Sanıklara yöneltilen başlıca suçlamalar arasında devletin iç ve dış güvenliğine karşı komplo kurmak, terör örgütü kurmak ve faaliyetlerine katılmak, rejimi değiştirmeye teşebbüs, toplumda kin ve nefret oluşturmak amacıyla halkı kışkırtmak, ülkede kaos oluşturma amacıyla öldürme ve yağma eylemlerini teşvik etmek, gıda güvenliğini tehlikeye sokmak ve çevreye zarar vermek yer alıyor.

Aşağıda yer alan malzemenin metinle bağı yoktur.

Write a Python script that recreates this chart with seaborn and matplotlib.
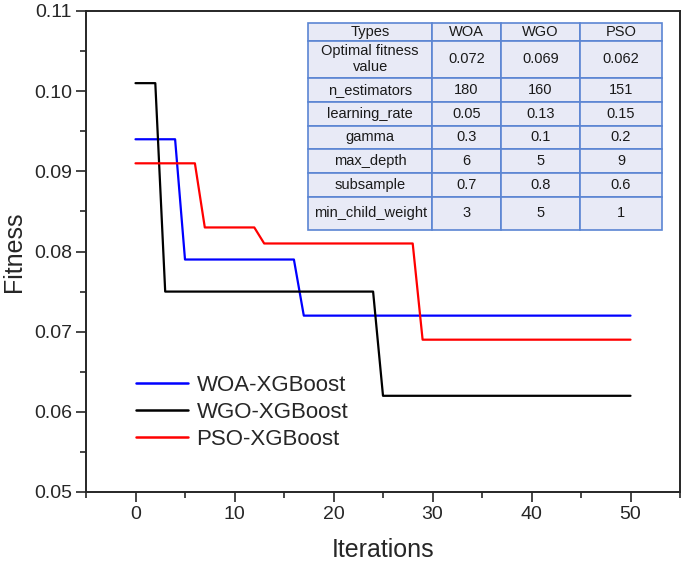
import matplotlib
matplotlib.use("Agg")
import matplotlib.pyplot as plt
from matplotlib.ticker import MultipleLocator
from matplotlib.lines import Line2D
import seaborn as sns
import pandas as pd

# ---- data ----
iter_woa = [0, 4, 5, 16, 17, 50]
fit_woa = [0.094, 0.094, 0.079, 0.079, 0.072, 0.072]
iter_wgo = [0, 2, 3, 24, 25, 50]
fit_wgo = [0.101, 0.101, 0.075, 0.075, 0.062, 0.062]
iter_pso = [0, 6, 7, 12, 13, 28, 29, 50]
fit_pso = [0.091, 0.091, 0.083, 0.083, 0.081, 0.081, 0.069, 0.069]
series_names = ["WOA-XGBoost", "WGO-XGBoost", "PSO-XGBoost"]
series_colors = ["#0000ff", "#000000", "#ff0000"]

table_header = ["Types", "WOA", "WGO", "PSO"]
table_rows = ["Optimal fitness\nvalue", "n_estimators", "learning_rate", "gamma",
              "max_depth", "subsample", "min_child_weight"]
table_woa = ["0.072", "180", "0.05", "0.3", "6", "0.7", "3"]
table_wgo = ["0.069", "160", "0.13", "0.1", "5", "0.8", "5"]
table_pso = ["0.062", "151", "0.15", "0.2", "9", "0.6", "1"]

sns.set_style("ticks")
plt.rcParams["font.family"] = ["Liberation Sans", "DejaVu Sans"]

df = pd.concat([
    pd.DataFrame({"Iterations": iter_woa, "Fitness": fit_woa, "Model": series_names[0]}),
    pd.DataFrame({"Iterations": iter_wgo, "Fitness": fit_wgo, "Model": series_names[1]}),
    pd.DataFrame({"Iterations": iter_pso, "Fitness": fit_pso, "Model": series_names[2]}),
], ignore_index=True)
palette = dict(zip(series_names, series_colors))

fig = plt.figure(figsize=(6.85, 5.66), dpi=100)
ax = fig.add_axes([86 / 685, 1 - 492 / 566, (680 - 86) / 685, (492 - 11) / 566])

sns.lineplot(data=df, x="Iterations", y="Fitness", hue="Model", palette=palette,
             estimator=None, sort=False, linewidth=1.6, legend=False, ax=ax)

ax.set_xlim(-5, 55)
ax.set_ylim(0.05, 0.11)
ax.xaxis.set_major_locator(MultipleLocator(10))
ax.xaxis.set_minor_locator(MultipleLocator(5))
ax.yaxis.set_major_locator(MultipleLocator(0.01))
ax.yaxis.set_minor_locator(MultipleLocator(0.005))
ax.yaxis.set_major_formatter(matplotlib.ticker.FormatStrFormatter("%.2f"))
ax.tick_params(which="major", direction="out", length=7, width=1.2, labelsize=14, pad=3)
ax.tick_params(which="minor", direction="out", length=4, width=1.2)
for s in ax.spines.values():
    s.set_visible(True)
    s.set_linewidth(1.4)
ax.set_xlabel("Iterations", fontsize=18, labelpad=11)
ax.set_ylabel("Fitness", fontsize=18, labelpad=6)

handles = [Line2D([0], [0], color=c, lw=1.8) for c in series_colors]
ax.legend(handles, series_names, loc="upper left", bbox_to_anchor=(0.07, 0.262),
          frameon=False, fontsize=16, handlelength=2.3, handletextpad=0.4,
          labelspacing=0.27, borderaxespad=0)

# ---- table ----
cell_text = [[r, a, b, c] for r, a, b, c in zip(table_rows, table_woa, table_wgo, table_pso)]
col_w = [124.4, 68.3, 79.3, 82.0]
tot_w = sum(col_w)
row_h = [18.3, 36.7, 24, 24, 23.6, 24, 23.4, 33.3]
tot_h = sum(row_h)
tbl = ax.table(cellText=cell_text, colLabels=table_header, cellLoc="center",
               colWidths=[w / tot_w for w in col_w],
               bbox=[(308 - 86) / 594, (492 - 230) / 481, (662 - 308) / 594, (230 - 22.7) / 481])
tbl.auto_set_font_size(False)
tbl.set_fontsize(10.5)
for (r, c), cell in tbl.get_celld().items():
    cell.set_height(row_h[r] / tot_h)
    cell.set_facecolor("#e8eaf6")
    cell.set_edgecolor("#5b85d3")
    cell.set_linewidth(1.2)
    cell.get_text().set_color("#1a1a1a")

fig.savefig("out.png", dpi=100)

Cumhurbaşkanı Kays Said’in otoriter uygulamalarına açıktan muhalefet ediyor olmaları yargılananların ortak özelliklerinden biri.

Tunus basını sanıkların çoğunluğunun yurtdışına çıkmayı başardığını aktarıyor. Bunlar arasında iki yıldan uzun süredir tutukluluğu devam eden Ennahda Partisi lideri Raşid Gannuşi’nin kızı Tesnim Khriji de bulunuyor, Khriji sosyal medya hesabından yaptığı açıklamada, kendisi hakkında 33 yıl hapis cezası öngören mahkeme kararını maskaralık olarak gördüğünü, dava konusu suçlamaların uydurma ve illüzyondan ibaret bulunduğunu, kendisine ceza verilmesinin tek sebebinin Raşid Gannuşi’nin kızı olması olduğunu, devletin intikam anlayışıyla Gannuşi ailesini hedef aldığını, yargının siyasi otoritenin emrinde bir aygıta dönüştüğünü ifade etti. 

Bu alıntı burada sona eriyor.